STORED DATA:
▶
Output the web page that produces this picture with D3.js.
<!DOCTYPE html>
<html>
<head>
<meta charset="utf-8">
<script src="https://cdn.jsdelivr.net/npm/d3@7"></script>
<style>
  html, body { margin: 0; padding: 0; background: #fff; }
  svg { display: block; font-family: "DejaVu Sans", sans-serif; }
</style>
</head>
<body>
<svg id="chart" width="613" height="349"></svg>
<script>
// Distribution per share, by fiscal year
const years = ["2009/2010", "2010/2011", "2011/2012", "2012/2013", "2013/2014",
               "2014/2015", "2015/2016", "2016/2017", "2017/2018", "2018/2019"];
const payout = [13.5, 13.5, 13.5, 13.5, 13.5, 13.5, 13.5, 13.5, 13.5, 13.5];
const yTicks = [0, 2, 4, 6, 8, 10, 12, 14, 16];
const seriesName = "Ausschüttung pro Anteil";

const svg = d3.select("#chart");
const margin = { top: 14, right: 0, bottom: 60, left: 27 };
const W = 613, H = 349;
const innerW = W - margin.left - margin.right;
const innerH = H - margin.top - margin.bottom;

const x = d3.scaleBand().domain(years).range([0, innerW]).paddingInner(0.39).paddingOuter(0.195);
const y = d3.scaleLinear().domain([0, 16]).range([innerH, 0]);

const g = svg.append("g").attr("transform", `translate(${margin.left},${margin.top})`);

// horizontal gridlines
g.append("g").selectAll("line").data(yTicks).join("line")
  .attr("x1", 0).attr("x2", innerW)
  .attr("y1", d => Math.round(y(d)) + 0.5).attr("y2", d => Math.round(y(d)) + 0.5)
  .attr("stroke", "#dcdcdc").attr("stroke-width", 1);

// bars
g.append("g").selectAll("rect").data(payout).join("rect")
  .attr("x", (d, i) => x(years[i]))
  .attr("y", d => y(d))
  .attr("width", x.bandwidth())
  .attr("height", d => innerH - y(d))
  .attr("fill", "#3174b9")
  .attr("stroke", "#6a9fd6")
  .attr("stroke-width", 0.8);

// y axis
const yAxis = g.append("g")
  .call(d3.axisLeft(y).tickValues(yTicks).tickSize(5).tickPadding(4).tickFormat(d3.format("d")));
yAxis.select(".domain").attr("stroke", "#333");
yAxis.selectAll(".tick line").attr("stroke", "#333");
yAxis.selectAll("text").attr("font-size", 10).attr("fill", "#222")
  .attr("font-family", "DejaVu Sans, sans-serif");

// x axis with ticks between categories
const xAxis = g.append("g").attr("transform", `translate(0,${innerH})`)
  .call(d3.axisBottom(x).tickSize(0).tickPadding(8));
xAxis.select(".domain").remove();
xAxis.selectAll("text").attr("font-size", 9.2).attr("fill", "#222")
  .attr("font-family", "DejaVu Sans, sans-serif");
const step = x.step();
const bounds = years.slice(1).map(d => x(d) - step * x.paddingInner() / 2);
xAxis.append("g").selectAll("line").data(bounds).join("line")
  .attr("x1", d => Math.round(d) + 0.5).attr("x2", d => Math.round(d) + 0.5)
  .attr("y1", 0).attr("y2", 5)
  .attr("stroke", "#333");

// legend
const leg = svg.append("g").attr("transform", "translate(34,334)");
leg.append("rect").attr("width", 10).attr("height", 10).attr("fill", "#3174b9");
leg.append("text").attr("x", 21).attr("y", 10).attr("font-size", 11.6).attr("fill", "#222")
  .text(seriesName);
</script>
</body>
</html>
◀
BRIEF: Transcribe the entire listing above precisely.

SOLUTION TO THIS PROBLEM:
Output the web page that produces this picture with D3.js.
<!DOCTYPE html>
<html>
<head>
<meta charset="utf-8">
<script src="https://cdn.jsdelivr.net/npm/d3@7"></script>
<style>
  html, body { margin: 0; padding: 0; background: #fff; }
  svg { display: block; font-family: "DejaVu Sans", sans-serif; }
</style>
</head>
<body>
<svg id="chart" width="613" height="349"></svg>
<script>
// Distribution per share, by fiscal year
const years = ["2009/2010", "2010/2011", "2011/2012", "2012/2013", "2013/2014",
               "2014/2015", "2015/2016", "2016/2017", "2017/2018", "2018/2019"];
const payout = [13.5, 13.5, 13.5, 13.5, 13.5, 13.5, 13.5, 13.5, 13.5, 13.5];
const yTicks = [0, 2, 4, 6, 8, 10, 12, 14, 16];
const seriesName = "Ausschüttung pro Anteil";

const svg = d3.select("#chart");
const margin = { top: 14, right: 0, bottom: 60, left: 27 };
const W = 613, H = 349;
const innerW = W - margin.left - margin.right;
const innerH = H - margin.top - margin.bottom;

const x = d3.scaleBand().domain(years).range([0, innerW]).paddingInner(0.39).paddingOuter(0.195);
const y = d3.scaleLinear().domain([0, 16]).range([innerH, 0]);

const g = svg.append("g").attr("transform", `translate(${margin.left},${margin.top})`);

// horizontal gridlines
g.append("g").selectAll("line").data(yTicks).join("line")
  .attr("x1", 0).attr("x2", innerW)
  .attr("y1", d => Math.round(y(d)) + 0.5).attr("y2", d => Math.round(y(d)) + 0.5)
  .attr("stroke", "#dcdcdc").attr("stroke-width", 1);

// bars
g.append("g").selectAll("rect").data(payout).join("rect")
  .attr("x", (d, i) => x(years[i]))
  .attr("y", d => y(d))
  .attr("width", x.bandwidth())
  .attr("height", d => innerH - y(d))
  .attr("fill", "#3174b9")
  .attr("stroke", "#6a9fd6")
  .attr("stroke-width", 0.8);

// y axis
const yAxis = g.append("g")
  .call(d3.axisLeft(y).tickValues(yTicks).tickSize(5).tickPadding(4).tickFormat(d3.format("d")));
yAxis.select(".domain").attr("stroke", "#333");
yAxis.selectAll(".tick line").attr("stroke", "#333");
yAxis.selectAll("text").attr("font-size", 10).attr("fill", "#222")
  .attr("font-family", "DejaVu Sans, sans-serif");

// x axis with ticks between categories
const xAxis = g.append("g").attr("transform", `translate(0,${innerH})`)
  .call(d3.axisBottom(x).tickSize(0).tickPadding(8));
xAxis.select(".domain").remove();
xAxis.selectAll("text").attr("font-size", 9.2).attr("fill", "#222")
  .attr("font-family", "DejaVu Sans, sans-serif");
const step = x.step();
const bounds = years.slice(1).map(d => x(d) - step * x.paddingInner() / 2);
xAxis.append("g").selectAll("line").data(bounds).join("line")
  .attr("x1", d => Math.round(d) + 0.5).attr("x2", d => Math.round(d) + 0.5)
  .attr("y1", 0).attr("y2", 5)
  .attr("stroke", "#333");

// legend
const leg = svg.append("g").attr("transform", "translate(34,334)");
leg.append("rect").attr("width", 10).attr("height", 10).attr("fill", "#3174b9");
leg.append("text").attr("x", 21).attr("y", 10).attr("font-size", 11.6).attr("fill", "#222")
  .text(seriesName);
</script>
</body>
</html>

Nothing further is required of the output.